The next day: “No one should be seen to keep pigeons or fighting birds in his house. Pigeons are for shrines and mosques.”

The next day: “No one anywhere in Afghanistan should watch TV. If anyone is ever found to be watching movies, he will be punished in public and imprisoned for six months.”

The next day: “Every man should go to the mosque five times a day for prayers.”

We could say nothing. Everyone knew, however, that sooner or later a new faction would take over and things would change. This was Afghanistan, after all. This was how things worked.

At the end of the broadcast Maulvi Nazami, the head of Radio Sadai Shariat, said, “We say the right things so that we can be loved.”

A few weeks after the Taliban arrived, I saw one of them hanging out the back of a van with a loudspeaker in his right hand. He was shouting, “We, the Students of God, are bringing justice to this city
and the other cities all over Afghanistan. If anyone has any interest in our justice, come to Kabul Stadium and witness our justice. Today at two o’clock.”

I had been on my way to school and told some of my classmates whom I met about the strange announcement I had heard. I said that I wanted to go to the stadium to see what the Taliban meant by justice.

Some of my classmates said that they wanted to go, too. Afghans are always hungry to learn anything new. So instead of going to our classes, we headed across Kabul, hanging out the doors of an overcrowded bus.

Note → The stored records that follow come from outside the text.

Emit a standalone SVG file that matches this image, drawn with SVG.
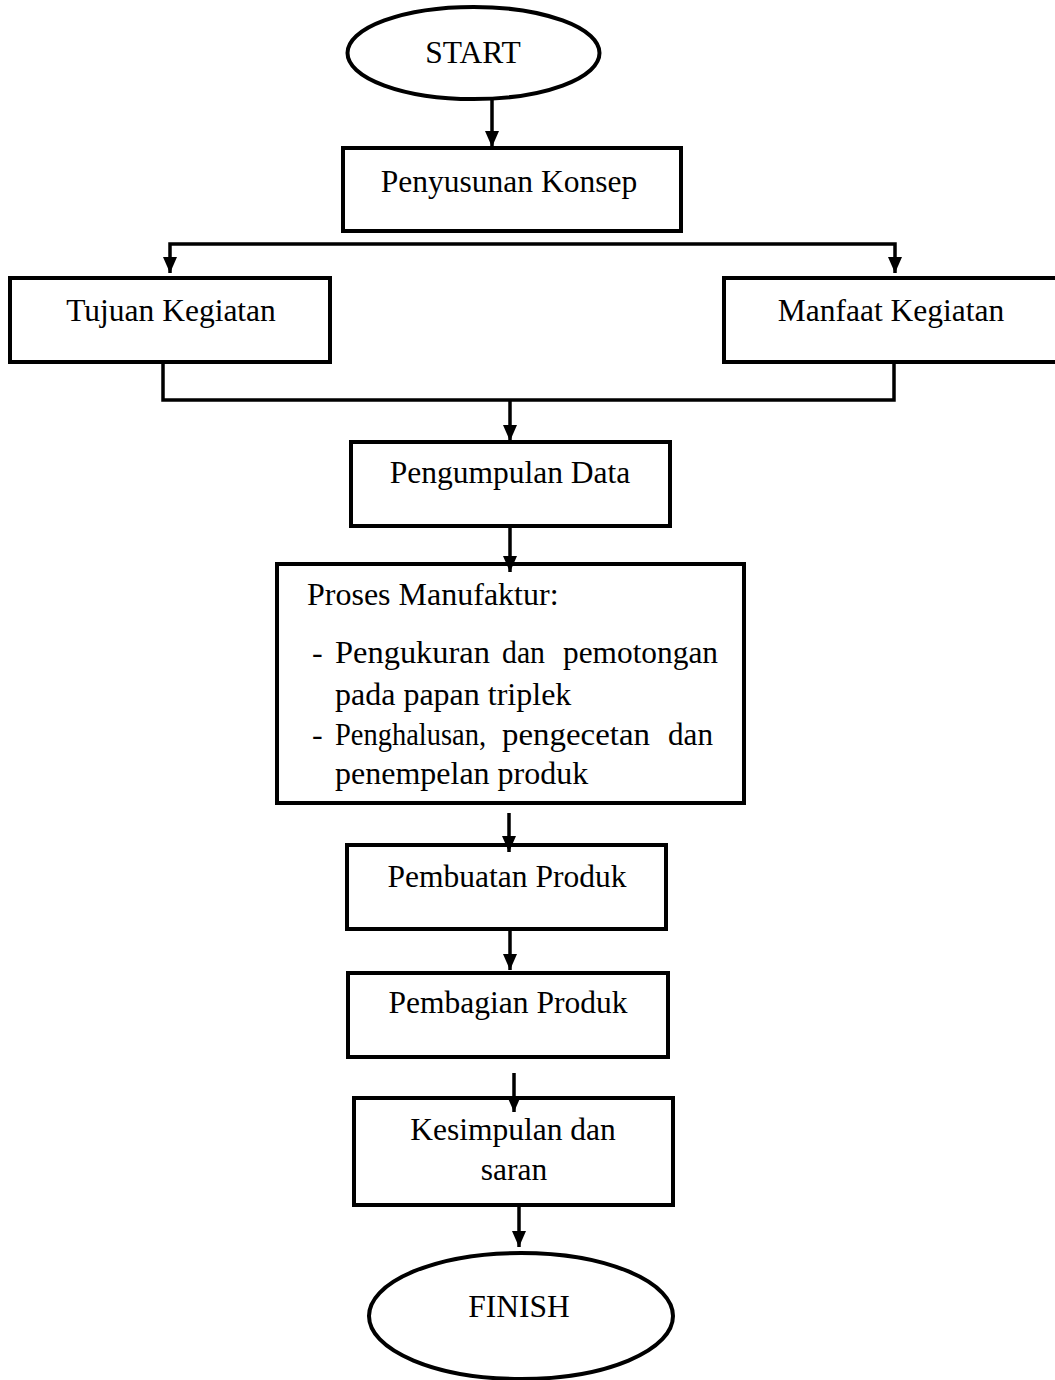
<svg xmlns="http://www.w3.org/2000/svg" width="1055" height="1380" viewBox="0 0 1055 1380">
<style>
.box{fill:#fff;stroke:#000;stroke-width:4}
.t{font-family:'Liberation Serif','Times New Roman','DejaVu Serif',serif;font-size:31.5px;fill:#000}
.p{font-size:32px}
.c{text-anchor:middle}
.ln{fill:none;stroke:#000;stroke-width:3.5}
</style>
<defs>
<marker id="ah" viewBox="0 0 16 14" refX="16" refY="7" markerWidth="16" markerHeight="14" markerUnits="userSpaceOnUse" orient="auto">
<path d="M0,0 L16,7 L0,14 z" fill="#000"/>
</marker>
</defs>
<rect width="1055" height="1380" fill="#fff"/>
<g id="start">
<ellipse class="box" cx="473.5" cy="53" rx="126" ry="46"/>
<text class="t c" x="473" y="63">START</text>
</g>
<g id="penyusunan">
<rect class="box" x="343" y="148" width="338" height="83"/>
<text class="t c" x="509" y="192">Penyusunan Konsep</text>
</g>
<g id="tujuan">
<rect class="box" x="10" y="278" width="320" height="84"/>
<text class="t c" x="171" y="321">Tujuan Kegiatan</text>
</g>
<g id="manfaat">
<rect class="box" x="724" y="278" width="340" height="84"/>
<text class="t c" x="891" y="321">Manfaat Kegiatan</text>
</g>
<g id="pengumpulan">
<rect class="box" x="351" y="442" width="319" height="84"/>
<text class="t c" x="510" y="483">Pengumpulan Data</text>
</g>
<g id="proses">
<rect class="box" x="277" y="564" width="467" height="239"/>
<text class="t p" x="307" y="605">Proses Manufaktur:</text>
<text class="t p" x="312" y="663">-</text>
<text class="t p" x="335" y="663" textLength="155" lengthAdjust="spacingAndGlyphs">Pengukuran</text>
<text class="t p" x="502" y="663" textLength="43" lengthAdjust="spacingAndGlyphs">dan</text>
<text class="t p" x="563" y="663" textLength="155" lengthAdjust="spacingAndGlyphs">pemotongan</text>
<text class="t p" x="335" y="705">pada papan triplek</text>
<text class="t p" x="312" y="745">-</text>
<text class="t p" x="335" y="745" textLength="151" lengthAdjust="spacingAndGlyphs">Penghalusan,</text>
<text class="t p" x="502" y="745" textLength="148" lengthAdjust="spacingAndGlyphs">pengecetan</text>
<text class="t p" x="668" y="745" textLength="45" lengthAdjust="spacingAndGlyphs">dan</text>
<text class="t p" x="335" y="784">penempelan produk</text>
</g>
<g id="pembuatan">
<rect class="box" x="347" y="845" width="319" height="84"/>
<text class="t c" x="507" y="887">Pembuatan Produk</text>
</g>
<g id="pembagian">
<rect class="box" x="348" y="973" width="320" height="84"/>
<text class="t c" x="508" y="1013">Pembagian Produk</text>
</g>
<g id="kesimpulan">
<rect class="box" x="354" y="1098" width="319" height="107"/>
<text class="t c" x="513" y="1140">Kesimpulan dan</text>
<text class="t c" x="514" y="1180">saran</text>
</g>
<g id="finish">
<ellipse class="box" cx="521" cy="1316" rx="152" ry="63"/>
<text class="t c" x="519" y="1317">FINISH</text>
</g>
<g id="connectors">
<path class="ln" d="M492 99 L492 147" marker-end="url(#ah)"/>
<path class="ln" d="M532 244 L170 244 L170 273" marker-end="url(#ah)"/>
<path class="ln" d="M532 244 L895 244 L895 273" marker-end="url(#ah)"/>
<path class="ln" d="M163 362 L163 400 L894 400 L894 362"/>
<path class="ln" d="M510 400 L510 441" marker-end="url(#ah)"/>
<path class="ln" d="M510 526 L510 572" marker-end="url(#ah)"/>
<path class="ln" d="M509 813 L509 852" marker-end="url(#ah)"/>
<path class="ln" d="M510 929 L510 970" marker-end="url(#ah)"/>
<path class="ln" d="M514 1073 L514 1112" marker-end="url(#ah)"/>
<path class="ln" d="M519 1207 L519 1247" marker-end="url(#ah)"/>
</g>
</svg>
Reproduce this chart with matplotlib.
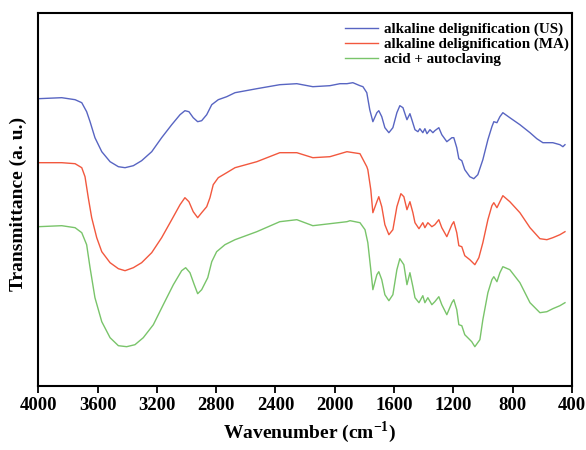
import matplotlib
matplotlib.use("Agg")
import matplotlib.pyplot as plt
from matplotlib.ticker import MultipleLocator

plt.rcParams['font.family'] = ['Liberation Serif', 'DejaVu Serif']
plt.rcParams['font.weight'] = 'bold'
plt.rcParams['mathtext.fontset'] = 'custom'
plt.rcParams['mathtext.rm'] = 'Liberation Serif:bold'
plt.rcParams['mathtext.bf'] = 'Liberation Serif:bold'

us_wn = [4000, 3842, 3752, 3707, 3674, 3651, 3618, 3572, 3516, 3460, 3415, 3359, 3303, 3235, 3168, 3100,
         3044, 3011, 2984, 2955, 2925, 2898, 2864, 2830, 2786, 2729, 2673, 2526, 2371, 2256, 2148, 2033,
         1965, 1918, 1878, 1830, 1810, 1784,
         1764, 1743, 1716, 1703, 1683, 1662, 1635, 1608, 1581, 1561, 1540, 1520, 1513, 1493, 1480, 1459,
         1439, 1426, 1406, 1392, 1378, 1358, 1338, 1325, 1298, 1278, 1244, 1210, 1197, 1177, 1163, 1143,
         1123, 1089, 1062, 1035, 1001, 967, 940, 927, 906, 886, 866, 819, 751, 683, 637, 596, 529, 481,
         461, 447]
us_t = [287, 288, 286, 283, 274, 264, 248, 234, 224, 219, 218, 220, 225, 234, 248, 261,
        271, 275, 274, 268, 264, 265, 271, 281, 286, 289, 293, 297, 301, 302, 299, 300,
        302, 302, 303, 300, 299, 293,
        276, 264, 273, 275, 269, 258, 253, 258, 273, 280, 278, 269, 266, 272, 266, 256,
        254, 257, 253, 257, 252, 256, 253, 255, 258, 251, 244, 248, 248, 238, 227, 225,
        216, 209, 207, 211, 226, 246, 259, 264, 263, 269, 273, 268, 261, 253, 247, 243, 243, 241,
        239, 241]

ma_wn = [4000, 3842, 3752, 3707, 3685, 3663, 3640, 3606, 3572, 3516, 3460, 3415, 3359, 3303, 3235, 3168,
         3100, 3044, 3011, 2984, 2955, 2925, 2898, 2864, 2842, 2820, 2786, 2729, 2673, 2526, 2371, 2256,
         2148, 2033, 1918, 1830, 1784, 1777, 1757, 1743, 1716,
         1703, 1683, 1662, 1635, 1608, 1581, 1554, 1534, 1513, 1493, 1473, 1459, 1432, 1406, 1392, 1372,
         1345, 1325, 1298, 1278, 1244, 1210, 1197, 1177, 1163, 1143, 1123, 1089, 1055, 1028, 1001, 967,
         940, 927, 906, 886, 866, 819, 751, 683, 616, 569, 529, 481, 447]
ma_t = [223, 223, 222, 218, 209, 188, 168, 148, 134, 123, 117, 115, 118, 123, 133, 148,
        166, 181, 188, 184, 174, 168, 173, 179, 188, 201, 208, 213, 218, 224, 233, 233,
        228, 229, 234, 232, 219, 216, 196, 173, 184,
        189, 179, 161, 151, 156, 179, 192, 189, 176, 184, 173, 163, 157, 163, 158, 163,
        159, 161, 166, 158, 149, 161, 164, 153, 140, 139, 130, 126, 121, 128, 143, 166,
        180, 183, 178, 184, 190, 184, 173, 158, 147, 146, 148, 151, 154]

ac_wn = [4000, 3842, 3752, 3707, 3674, 3651, 3618, 3572, 3516, 3460, 3404, 3348, 3292, 3224, 3157, 3089,
         3033, 3006, 2977, 2948, 2925, 2898, 2857, 2830, 2797, 2741, 2673, 2526, 2371, 2256, 2148, 2033,
         1918, 1897, 1830, 1796, 1777, 1757, 1743,
         1716, 1703, 1683, 1662, 1635, 1608, 1581, 1561, 1534, 1513, 1493, 1473, 1459, 1432, 1406, 1392,
         1372, 1345, 1325, 1298, 1278, 1244, 1210, 1197, 1177, 1163, 1143, 1123, 1096, 1076, 1055, 1021,
         1001, 967, 940, 927, 906, 886, 866, 819, 751, 683, 616, 569, 529, 481, 447]
ac_t = [159, 160, 158, 153, 141, 118, 88, 64, 48, 40, 39, 41, 48, 61, 81, 101,
        115, 118, 113, 101, 92, 96, 108, 124, 134, 141, 146, 154, 164, 166, 160, 162,
        164, 165, 163, 156, 143, 116, 96,
        111, 114, 106, 91, 85, 91, 116, 127, 121, 101, 113, 99, 88, 83, 90, 83,
        88, 81, 84, 89, 81, 71, 83, 86, 76, 61, 60, 51, 47, 44, 39, 46,
        66, 93, 106, 109, 104, 113, 119, 116, 103, 83, 73, 74, 77, 80, 83]

labels = ['alkaline delignification (US)', 'alkaline delignification (MA)', 'acid + autoclaving']
colors = ['#5865c2', '#f2583e', '#79c46a']

fig = plt.figure(figsize=(5.86, 4.5), dpi=100)
ax = fig.add_axes([0.0654, 0.1429, 0.976 - 0.0654, 0.9718 - 0.1429])

ax.plot(us_wn, us_t, color=colors[0], lw=1.0, label=labels[0])
ax.plot(ma_wn, ma_t, color=colors[1], lw=1.0, label=labels[1])
ax.plot(ac_wn, ac_t, color=colors[2], lw=1.0, label=labels[2])

ax.set_xlim(4000, 400)
ax.set_ylim(0, 373)
ax.xaxis.set_major_locator(MultipleLocator(400))
ax.set_yticks([])
ax.tick_params(axis='x', direction='out', length=5, width=1.3, labelsize=13.5, pad=3)
for lab in ax.get_xticklabels():
    lab.set_fontweight('bold')
for s in ax.spines.values():
    s.set_linewidth(1.5)

ax.set_xlabel('Wavenumber (cm$^{\\mathbf{-1}}$)', fontsize=14, fontweight='bold', labelpad=4)
ax.xaxis.label.set_x(0.509)
ax.set_ylabel('Transmittance (a. u.)', fontsize=14, fontweight='bold', labelpad=8)
ax.yaxis.label.set_y(0.487)

leg = ax.legend(loc='upper right', bbox_to_anchor=(1.012, 1.0), frameon=False,
                prop={'size': 10.8, 'weight': 'bold'},
                handlelength=2.2, handletextpad=0.4, labelspacing=0.1, borderaxespad=0.3,
                borderpad=0.35)

fig.savefig('out.png', dpi=100)
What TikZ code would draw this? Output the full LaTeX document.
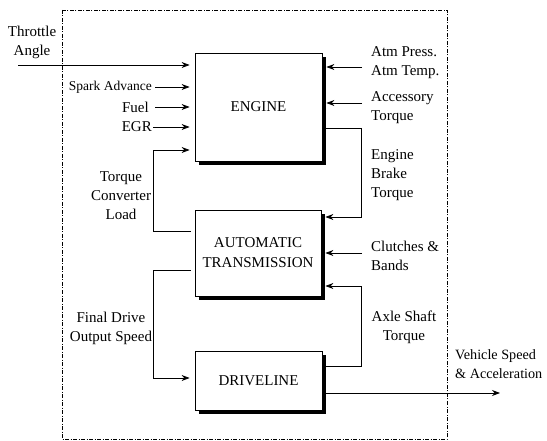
\documentclass[tikz,border=0pt]{standalone}
\usepackage{fontspec}
\setmainfont{Liberation Serif}
\usetikzlibrary{arrows.meta,shadows,calc}
\begin{document}
\begin{tikzpicture}[x=1pt,y=-1pt,
  box/.style={draw, fill=white, line width=0.8pt, inner sep=0pt, align=center,
    font=\fontsize{15}{20}\selectfont,
    general shadow={fill=black, shadow xshift=4pt, shadow yshift=-4pt}},
  lbl/.style={inner sep=0pt, font=\fontsize{15}{19}\selectfont},
  arr/.style={line width=0.8pt, -{Stealth[length=8pt,width=6pt]}},
  frame/.style={line width=0.8pt, dash pattern=on 4pt off 1.5pt on 1pt off 1.5pt}]
\useasboundingbox (0,0) rectangle (547,441);
\draw[frame] (62,10) rectangle (447,439);
% blocks
\node[box, minimum width=127pt, minimum height=108pt] (engine) at (258.5,107) {ENGINE};
\node[box, minimum width=126pt, minimum height=86pt] (trans) at (258,253) {AUTOMATIC\\TRANSMISSION};
\node[box, minimum width=127pt, minimum height=59pt] (drive) at (258.5,380.5) {DRIVELINE};
% left inputs
\node[lbl, align=center, anchor=north] (thr) at (32,26) {Throttle\\Angle};
\coordinate (thrin) at (18,65);
\draw[arr, shorten >=5pt] (thrin) -- (engine.west |- thrin);
\node[lbl, font=\fontsize{13.5}{16}\selectfont, anchor=east] (spark) at (152,87) {Spark Advance};
\draw[arr, shorten <=3pt, shorten >=5pt] (spark.east) -- (engine.west |- spark.east);
\node[lbl, anchor=east] (fuel) at (149,107) {Fuel};
\draw[arr, shorten <=6pt, shorten >=5pt] (fuel.east) -- (engine.west |- fuel.east);
\node[lbl, anchor=east] (egr) at (152,127) {EGR};
\draw[arr, shorten <=1pt, shorten >=5pt] (egr.east) -- (engine.west |- egr.east);
% torque converter load
\node[lbl, align=center, anchor=north] (tcl) at (121,171) {Torque\\Converter\\Load};
\draw[arr, shorten <=4pt, shorten >=5pt] ([yshift=22pt]trans.west) -- ++(-41,0) |- ([yshift=-43pt]engine.west);
% final drive
\node[lbl, align=center, anchor=north] (fdo) at (111,312) {Final Drive\\Output Speed};
\draw[arr, shorten <=4pt, shorten >=5pt] ([yshift=-17pt]trans.west) -- ++(-41,0) |- ([yshift=2.5pt]drive.west);
% right inputs
\node[lbl, align=left, anchor=north west] (atm) at (371,46) {Atm Press.\\Atm Temp.};
\coordinate (atmin) at (362,67);
\draw[arr, shorten >=4pt] (atmin) -- (engine.east |- atmin);
\node[lbl, align=left, anchor=north west] (acc) at (371,91) {Accessory\\Torque};
\coordinate (accin) at (362,103);
\draw[arr, shorten >=4pt] (accin) -- (engine.east |- accin);
\node[lbl, align=left, anchor=north west] (ebt) at (371,149) {Engine\\Brake\\Torque};
\draw[arr, shorten <=4pt, shorten >=4pt] ([yshift=-21pt]engine.east) -- ++(39,0) |- ([yshift=36pt]trans.east);
\node[lbl, align=left, anchor=north west] (clu) at (371,241) {Clutches \&\\Bands};
\coordinate (cluin) at (362,253);
\draw[arr, shorten >=4pt] (cluin) -- (trans.east |- cluin);
\node[lbl, align=center, anchor=north] (axle) at (404,311) {Axle Shaft\\Torque};
\draw[arr, shorten <=4pt, shorten >=4pt] ([yshift=14.5pt]drive.east) -- ++(39,0) |- ([yshift=-33pt]trans.east);
% output
\node[lbl, font=\fontsize{14.2}{19}\selectfont, align=left, anchor=north west] (veh) at (455,349) {Vehicle Speed\\\& Acceleration};
\coordinate (vout) at (500,393);
\draw[arr, shorten <=4pt] ([yshift=-12.5pt]drive.east) -- (vout);
\end{tikzpicture}
\end{document}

The stadium was filled with men and schoolboys as full of curiosity as we were. A pickup truck drove into the middle of the field. That was surprising. Grass is hard to grow in Kabul, and no sensible person would drive a truck, even a lightweight one, onto a playing field. There was a loudspeaker on the back of the truck. Two Taliban wearing black
shalwar kamiz
, long hair, and white turbans stood on the truck. Even from the seats we could see the black rings of kohl around their eyes.

“We call ourselves Taliban, which means the Students of God. We never do wrong,” one of the men on the back of the truck said into a microphone. “We never do wrong even by mistake. Everything we do is right, so we can be loved. Everything we say is right, so we can be cherished.” As he spoke, he kept rotating so he could address every part of the stadium.

A moment later, two other Taliban brought a man onto the field with chains around his wrists, feet, and neck. The Talib with the microphone said the man was a thief who had stolen a pair of shoes from a shop.

The Talib’s voice got higher and louder, which made the loudspeaker screech. “This guy has stolen a pair of shoes from a Kabul shop. He deserves amputation. Our justice for thieves is amputation. If we don’t have justice toward thieves, they will take control like Genghis Khan, or English people, who are the biggest thieves of our time. Then it will be impossible to control them.”

They stood the thief in the middle of the football field and opened his handcuffs. Two Taliban held his right arm down on a table. A
doctor injected the man’s right arm with anesthetic, then took a saw and cut off the man’s hand while he watched. One of the Taliban took the hand and waved it around to the crowd. The hand was still bleeding, and the pale fingers seemed to our horrified eyes to be moving very slowly. The thief went numb and collapsed. Two other Taliban took him by the arms and dragged him off the football field.

The spectators were shocked. A stunned silence filled the entire stadium. I had been to the stadium many times with my father, but this was the first time I had experienced such total quiet there, though it was packed with thousands of men.

My classmates and I did not want to stay any longer. We stood up to leave. Some other people stood up to leave, too. But Taliban came from all directions, beat us with whips, and ordered us to sit and see the execution.